Propulsée par une boucle bourdonnante quasi gothique, ponctuée par un « shaker » métallique aux résonnances de chaînes spectrales et rendue lancinante par un autre bourdon de vielle à roue, Ecorcha (nom d’un site d’une forêt des Alpes suisses détruit par un glissement de terrain) étire ses anamorphoses sonores sur plus de 18 minutes, auscultant en détail les contours d’un état catatonique qui s’esbaudit à mi-parcours par le renfort des sonorités grinçantes des cabrettes, les frappes entêtantes de tambours, les interventions interstitielles des cordes. Subrepticement, Alexis DEGRENIER glisse le thème d’un chant chrétien collecté en 1883 par Félix ARNAUDIN, La Passion, transformant l’Ecorcha en un inattendu terrain de coalition contre nature entre un fragment de culture religieuse et un environnement sonore aux formes plus païennes.

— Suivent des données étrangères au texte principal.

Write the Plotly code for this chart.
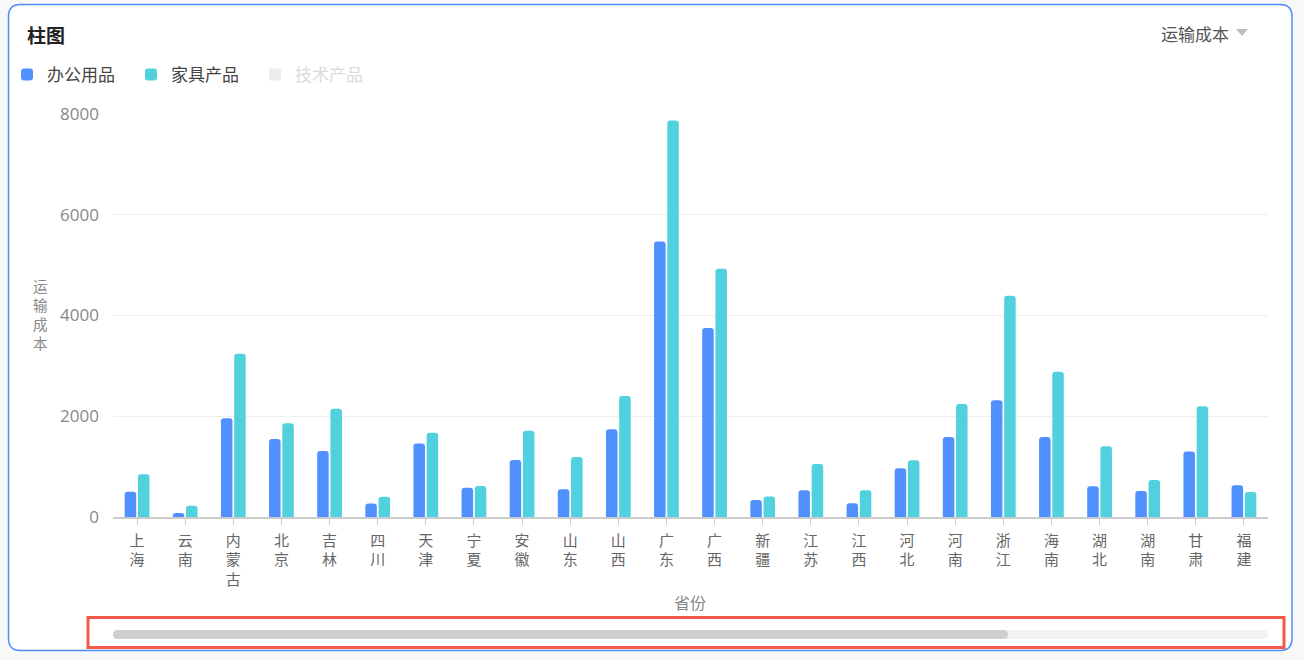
import plotly.graph_objects as go

# Provinces on the category axis and transport cost per product line
provinces = ["上海", "云南", "内蒙古", "北京", "吉林", "四川", "天津", "宁夏", "安徽", "山东",
             "山西", "广东", "广西", "新疆", "江苏", "江西", "河北", "河南", "浙江", "海南",
             "湖北", "湖南", "甘肃", "福建"]
office = [500, 80, 1960, 1550, 1310, 270, 1460, 580, 1130, 550,
          1740, 5470, 3750, 335, 530, 275, 970, 1590, 2320, 1590,
          610, 518, 1300, 630]
furniture = [850, 225, 3240, 1860, 2150, 400, 1670, 615, 1710, 1190,
             2400, 7870, 4930, 405, 1050, 530, 1125, 2245, 4390, 2883,
             1405, 735, 2200, 495]
series_names = ["办公用品", "家具产品", "技术产品"]
y_ticks = [0, 2000, 4000, 6000, 8000]

W, H = 1304, 660
CJK = "Noto Sans CJK SC, Noto Sans, sans-serif"


def px(x):
    return x / W


def py(y):
    return 1 - y / H


def rounded_rect(x0, y0, x1, y1, r):
    """SVG path (paper coords) for a rounded rectangle given in pixels."""
    pts = [
        ("M", (x0 + r, y0)), ("L", (x1 - r, y0)), ("Q", (x1, y0), (x1, y0 + r)),
        ("L", (x1, y1 - r)), ("Q", (x1, y1), (x1 - r, y1)),
        ("L", (x0 + r, y1)), ("Q", (x0, y1), (x0, y1 - r)),
        ("L", (x0, y0 + r)), ("Q", (x0, y0), (x0 + r, y0)),
    ]
    out = []
    for p in pts:
        cmd = p[0]
        coords = " ".join(f"{px(a):.6f},{py(b):.6f}" for a, b in p[1:])
        out.append(f"{cmd}{coords}")
    return " ".join(out) + " Z"


fig = go.Figure()
fig.add_trace(go.Bar(x=provinces, y=office, name=series_names[0],
                     marker=dict(color="#5090FF", cornerradius=3, line=dict(width=0))))
fig.add_trace(go.Bar(x=provinces, y=furniture, name=series_names[1],
                     marker=dict(color="#51D0DE", cornerradius=3, line=dict(width=0))))
fig.add_trace(go.Bar(x=provinces, y=[None] * len(provinces),
                     name='<span style="color:#b8b8b8">' + series_names[2] + "</span>",
                     visible="legendonly",
                     marker=dict(color="#dcdcdc", line=dict(width=0))))

shapes = [
    # card
    dict(type="path", xref="paper", yref="paper", layer="below",
         path=rounded_rect(8.5, 4.5, 1292, 650.5, 12),
         fillcolor="#ffffff", line=dict(color="#4D8DF5", width=1.5)),
    # scrollbar track and thumb
    dict(type="path", xref="paper", yref="paper", layer="above",
         path=rounded_rect(113, 630, 1268, 639, 4.5),
         fillcolor="#f2f2f2", line=dict(width=0)),
    dict(type="path", xref="paper", yref="paper", layer="above",
         path=rounded_rect(113, 630, 1008, 639, 4.5),
         fillcolor="#cfcfcf", line=dict(width=0)),
    # highlight frame around the scrollbar
    dict(type="rect", xref="paper", yref="paper", layer="above",
         x0=px(88), x1=px(1284), y0=py(617.5), y1=py(647.5),
         fillcolor="rgba(0,0,0,0)", line=dict(color="#F45A4A", width=3)),
    # dropdown caret
    dict(type="path", xref="paper", yref="paper", layer="above",
         path=f"M{px(1236)},{py(29)} L{px(1248)},{py(29)} L{px(1242)},{py(36)} Z",
         fillcolor="#bdbdbd", line=dict(width=0)),
]

annotations = [
    dict(text="<b>柱图</b>", x=px(25), y=py(34), xref="paper", yref="paper",
         xanchor="left", yanchor="middle", showarrow=False,
         font=dict(family=CJK, size=19, color="#222222")),
    dict(text="运输成本", x=px(1159), y=py(33), xref="paper", yref="paper",
         xanchor="left", yanchor="middle", showarrow=False,
         font=dict(family=CJK, size=17, color="#555555")),
    dict(text="运<br>输<br>成<br>本", x=px(40), y=py(314), xref="paper", yref="paper",
         xanchor="center", yanchor="middle", showarrow=False,
         font=dict(family=CJK, size=14.5, color="#888888")),
    dict(text="省份", x=px(690), y=py(602), xref="paper", yref="paper",
         xanchor="center", yanchor="middle", showarrow=False,
         font=dict(family=CJK, size=16, color="#888888")),
]

fig.update_layout(
    width=W, height=H, autosize=False,
    margin=dict(l=0, r=0, t=0, b=0, autoexpand=False),
    paper_bgcolor="#f8f8f9",
    plot_bgcolor="rgba(0,0,0,0)",
    barmode="group", bargap=0.45, bargroupgap=0.13,
    font=dict(family=CJK, color="#666666"),
    showlegend=True,
    legend=dict(orientation="h", x=px(7), y=py(75), xanchor="left", yanchor="middle",
                bgcolor="rgba(0,0,0,0)", font=dict(family=CJK, size=17, color="#444444"),
                itemclick=False, itemdoubleclick=False, traceorder="normal",
                entrywidth=79),
    xaxis=dict(domain=[px(113), px(1268)], type="category",
               tickmode="array", tickvals=provinces,
               ticktext=["<br>".join(p) for p in provinces],
               tickfont=dict(family=CJK, size=15, color="#666666"),
               ticks="outside", ticklen=6, tickcolor="#cccccc", tickwidth=1,
               ticklabelstandoff=3,
               showline=True, linecolor="#cccccc", linewidth=1.5,
               showgrid=False, zeroline=False, fixedrange=True),
    yaxis=dict(domain=[py(517), py(114)], range=[0, 8000],
               tickmode="array", tickvals=y_ticks, ticktext=[str(v) for v in y_ticks],
               tickfont=dict(family="Open Sans, sans-serif", size=17, color="#888888"),
               showgrid=True, gridcolor="#eeeeee", gridwidth=1,
               zeroline=False, showline=False, ticks="", ticklabelstandoff=13,
               fixedrange=True),
    shapes=shapes,
    annotations=annotations,
)

fig.write_html("out.html", config={"displayModeBar": False})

La seconde pièce, Taillée, se veut derechef plus robuste et entraînante, avec ses frappes vindicatives de tambours et ses grincements quasi joviaux de vielle et d’harmonium. Cette fois, c’est le riff d’un tout récent tube reggaeton de la chanteuse espagnole de flamenco moderne ROSALIA (VILA TOBELLA) qui sert de moteur à cette tournerie jubilatoire apte à secouer les dance-floors sans que quiconque ne s’en offusque. C’est quasiment à de la proto-techno-bio que nous avons ici affaire, abreuvée de « métallités » régionales qui rappellent que le nom du groupe LA TÈNE emprunte justement à celui d’une commune de la rive nord de Neufchâtel, en Suisse, connue pour son site archéologique attestant d’une culture celtique préromaine désignée comme le second « âge du fer », entre environ 450 et 25 av. J.-C. Or, qu’est-ce que fait LA TÈNE, sinon une forme de métallurgie sonique ?
D’Ecorcha à Taillée, c’est un territoire pluridimensionnel que dessine LA TÈNE, imposant ses propres frontières de temps et d’espace par-delà les époques et les cultures, sonnant tout à la fois antique et actuel, acoustique et amplifié, brut et peaufiné, rural et urbain, primitif et futuriste, et érigeant le « dervichage » rural en panacée aux pénibilités socio-existentielles globales.